Counsel for the Union objects to any reference being made to the two prior incidents which involved the grievor disobeying orders, each involving fifteen demerits, and those demerits subsequently being removed in what was characterized as good will gestures by the Company. The Arbitrator has some difficulty with that position. As letters of November 9, and November 17, 1989 from the Company's Director of Operations disclose, the grievor was recorded as having been wrongly absent from work on one occasion, and having refused to follow orders on another. In my view, on a fair reading of those documents it appears clear that the Company's intention was to retain a written notation of the incidents for the purposes of Mr. Shea's work record, and that this was known and understood by the Union. While I appreciate that care must be taken in assessing the weight of such documents, I consider it unduly technical to argue, as Counsel does, that the incidents can no longer be looked to for any disciplinary purpose.

What, then, does the material disclose? Mr. Shea refused to work his scheduled shift on January 8, 1990 notwithstanding repeated direct instructions to that effect by his supervisor. He did so with a discipline record that discloses prior incidents of both failing to come to work, and refusing to obey directions. The Arbitrator accepts the characterization of the grievor's misconduct by Counsel for the Company. It was serious, and intolerable in the context of a service-oriented enterprise which must be responsive to the needs of its customers. To meet its obligations, the Company must be able to rely on employees respecting the working schedules assigned to them.

On the other side of the ledger, however, is the fact that Mr Shea is an employee of fifteen years' service, having been employed in the enterprise since well before its takeover by the Company in 1986. Moreover, notwithstanding his prior incidents of disobedience to Company directives, Mr. Shea's record stood at only five demerits on the date of the incident in question. On the whole I am satisfied that this is an appropriate case for the substitution of a lesser penalty. I am also satisfied that the Company knew, or reasonably should have known, that sixty demerits and the outright discharge of the grievor was an excessive penalty in the circumstances, notwithstanding the seriousness of the offense.

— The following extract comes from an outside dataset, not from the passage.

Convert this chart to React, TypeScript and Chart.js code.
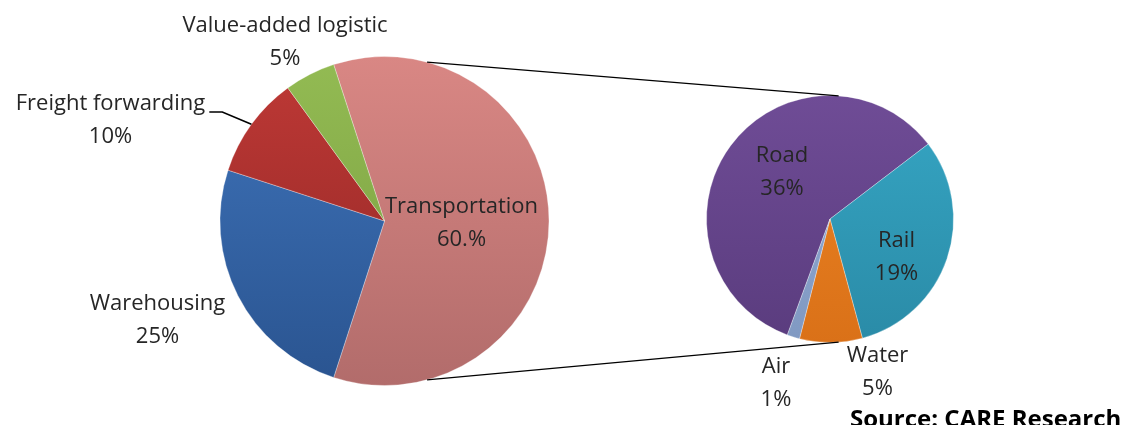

More particularly, it was not entitled, as it appears to have done, to give substantial weight to some three prior instances of discipline against Mr. Shea, when by the normal operation of the Brown System, as well as the Company's own voluntary gestures of good will, the disciplinary impact of that history had been reduced to a mere five demerits. As a general matter, it appears to the Arbitrator that under the Brown System an employee is entitled to look to his present standing in respect of demerits to know what "record" will be examined in the event of further discipline. Without deciding whether the notations of misconduct registered in 1987 could appropriately be looked to in the circumstances, I am persuaded that it was inequitable to assess sixty demerits against a fifteen year employee for a single day's refusal to attend at work.

A lesser penalty in the nature of the assessment a substantial measure of demerits would, in the circumstances, have sufficed to convey to Mr. Shea the gravity of his misconduct and would, I believe, have achieved the desired corrective effect. In my view the assessment of thirty demerits would have accomplished that purpose in the circumstances, and should be substituted as the appropriate measure of penalty, in the exercise of the Arbitrator's discretion.

For the foregoing reasons the grievance is allowed, in part. Mr. Shea shall be reinstated into his employment, without loss of wages or benefits, and without loss of seniority, with his record to reflect the assessment of thirty demerits for his refusal to comply with a direction to work a night shift on June 8, 1989. For the purposes of clarity, in light of the prior award of the Arbitrator in CROA 2034, Mr. Shea's record will stand at forty-five demerits upon reinstatement.